— DATASET SECTION —
◇ ◇ ◇ ◇

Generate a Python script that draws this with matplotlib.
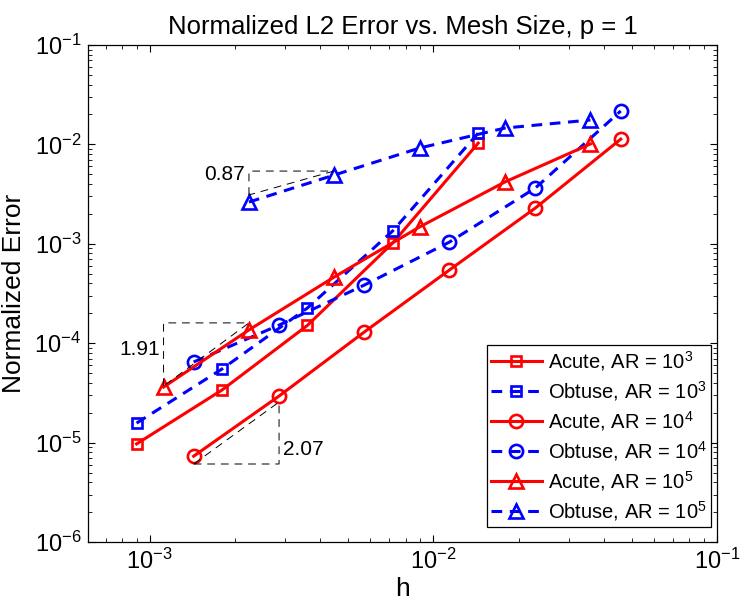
import math
import matplotlib
import matplotlib.pyplot as plt

matplotlib.use("Agg")

plt.rcParams["font.family"] = ["Liberation Sans", "DejaVu Sans"]
plt.rcParams["mathtext.fontset"] = "custom"
plt.rcParams["mathtext.rm"] = "Liberation Sans"
plt.rcParams["mathtext.it"] = "Liberation Sans:italic"
plt.rcParams["mathtext.bf"] = "Liberation Sans:bold"

# mesh sizes for each refinement family
h_square = [9.0e-4, 1.8e-3, 3.6e-3, 7.2e-3, 1.44e-2]
h_circle = [1.43e-3, 2.86e-3, 5.72e-3, 1.14e-2, 2.29e-2, 4.58e-2]
h_triangle = [1.12e-3, 2.24e-3, 4.48e-3, 8.96e-3, 1.79e-2, 3.58e-2]
h_triangle_obtuse = [2.24e-3, 4.48e-3, 8.96e-3, 1.79e-2, 3.58e-2]

# normalized L2 errors
acute_ar3 = [9.7e-6, 3.38e-5, 1.51e-4, 1.02e-3, 1.03e-2]
obtuse_ar3 = [1.57e-5, 5.5e-5, 2.26e-4, 1.35e-3, 1.30e-2]
acute_ar4 = [7.3e-6, 2.94e-5, 1.30e-4, 5.45e-4, 2.29e-3, 1.13e-2]
obtuse_ar4 = [6.47e-5, 1.52e-4, 3.85e-4, 1.04e-3, 3.64e-3, 2.17e-2]
acute_ar5 = [3.62e-5, 1.36e-4, 4.64e-4, 1.48e-3, 4.19e-3, 1.01e-2]
obtuse_ar5 = [2.63e-3, 4.92e-3, 9.2e-3, 1.46e-2, 1.76e-2]

# slope triangles: (x_left, x_right, y_low, y_high, label)
slope_087 = (2.24e-3, 4.46e-3, 3.10e-3, 5.39e-3, "0.87")
slope_191 = (1.12e-3, 2.24e-3, 3.7e-5, 1.60e-4, "1.91")
slope_207 = (1.43e-3, 2.86e-3, 6.09e-6, 2.56e-5, "2.07")

fig = plt.figure(figsize=(7.4, 6.07), dpi=100)
ax = fig.add_axes([0.1193, 0.1071, 0.8496, 0.8188])

dash = (0, (3.5, 2.5))
lw = 2.2
mew = 1.9

ax.loglog(h_square, acute_ar3, color="red", lw=lw, marker="s", ms=7.5, mew=mew,
          mfc="none", label="Acute, AR = $10^3$")
ax.loglog(h_square, obtuse_ar3, color="blue", lw=lw, ls=dash, marker="s", ms=7.5, mew=mew,
          mfc="none", label="Obtuse, AR = $10^3$")
ax.loglog(h_circle, acute_ar4, color="red", lw=lw, marker="o", ms=9.5, mew=mew,
          mfc="none", label="Acute, AR = $10^4$")
ax.loglog(h_circle, obtuse_ar4, color="blue", lw=lw, ls=dash, marker="o", ms=9.5, mew=mew,
          mfc="none", label="Obtuse, AR = $10^4$")
ax.loglog(h_triangle, acute_ar5, color="red", lw=lw, marker="^", ms=10.5, mew=mew,
          mfc="none", label="Acute, AR = $10^5$")
ax.loglog(h_triangle_obtuse, obtuse_ar5, color="blue", lw=lw, ls=dash, marker="^", ms=10.5, mew=mew,
          mfc="none", label="Obtuse, AR = $10^5$")

tri_style = dict(color="black", lw=0.7, ls=(0, (8, 6)))

# 0.87: corner at top-left
x0, x1, y0, y1, txt = slope_087
ax.plot([x0, x0, x1, x0], [y0, y1, y1, y0], **tri_style)
ax.text(x0 * 0.97, y1 * 0.92, txt, ha="right", va="center", fontsize=15)

# 1.91: corner at top-left
x0, x1, y0, y1, txt = slope_191
ax.plot([x0, x0, x1, x0], [y0, y1, y1, y0], **tri_style)
ax.text(x0 * 0.97, 10 ** ((4 * math.log10(y1) + 3 * math.log10(y0)) / 7),
        txt, ha="right", va="center", fontsize=15)

# 2.07: corner at bottom-right
x0, x1, y0, y1, txt = slope_207
ax.plot([x0, x1, x1, x0], [y0, y0, y1, y0], **tri_style)
ax.text(x1 * 1.03, y0 * 1.4, txt, ha="left", va="center", fontsize=15)

ax.set_xlim(6.08e-4, 1e-1)
ax.set_ylim(1e-6, 1e-1)

ax.set_title("Normalized L2 Error vs. Mesh Size, p = 1", fontsize=18.5, pad=8)
ax.set_xlabel("h", fontsize=19, labelpad=2)
ax.set_ylabel("Normalized Error", fontsize=19, labelpad=6)

ax.tick_params(which="both", direction="in", top=True, right=True, labelsize=17)
ax.tick_params(which="major", length=5, width=0.8, pad=5)
ax.tick_params(which="minor", length=3, width=0.6)
for s in ax.spines.values():
    s.set_linewidth(0.9)

leg = ax.legend(loc="lower right", bbox_to_anchor=(0.9905, 0.030), borderaxespad=0,
                fontsize=14.5, numpoints=1, handlelength=2.5, handletextpad=0.3,
                labelspacing=0.30, borderpad=0.22,
                fancybox=False, edgecolor="black", framealpha=1)
leg.get_frame().set_linewidth(0.9)

fig.savefig("out.png", dpi=100)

◇ ◇ ◇ ◇

Look at the listing and set down only the lines from its start through the line with "obtuse_ar5 = [2.63e-3, 4.92e-3, 9.2e-3, 1.46e-2, 1.76e-2]", word for word and without pictures.

— SOLUTION TO THE PROBLEM —
Generate a Python script that draws this with matplotlib.
import math
import matplotlib
import matplotlib.pyplot as plt

matplotlib.use("Agg")

plt.rcParams["font.family"] = ["Liberation Sans", "DejaVu Sans"]
plt.rcParams["mathtext.fontset"] = "custom"
plt.rcParams["mathtext.rm"] = "Liberation Sans"
plt.rcParams["mathtext.it"] = "Liberation Sans:italic"
plt.rcParams["mathtext.bf"] = "Liberation Sans:bold"

# mesh sizes for each refinement family
h_square = [9.0e-4, 1.8e-3, 3.6e-3, 7.2e-3, 1.44e-2]
h_circle = [1.43e-3, 2.86e-3, 5.72e-3, 1.14e-2, 2.29e-2, 4.58e-2]
h_triangle = [1.12e-3, 2.24e-3, 4.48e-3, 8.96e-3, 1.79e-2, 3.58e-2]
h_triangle_obtuse = [2.24e-3, 4.48e-3, 8.96e-3, 1.79e-2, 3.58e-2]

# normalized L2 errors
acute_ar3 = [9.7e-6, 3.38e-5, 1.51e-4, 1.02e-3, 1.03e-2]
obtuse_ar3 = [1.57e-5, 5.5e-5, 2.26e-4, 1.35e-3, 1.30e-2]
acute_ar4 = [7.3e-6, 2.94e-5, 1.30e-4, 5.45e-4, 2.29e-3, 1.13e-2]
obtuse_ar4 = [6.47e-5, 1.52e-4, 3.85e-4, 1.04e-3, 3.64e-3, 2.17e-2]
acute_ar5 = [3.62e-5, 1.36e-4, 4.64e-4, 1.48e-3, 4.19e-3, 1.01e-2]
obtuse_ar5 = [2.63e-3, 4.92e-3, 9.2e-3, 1.46e-2, 1.76e-2]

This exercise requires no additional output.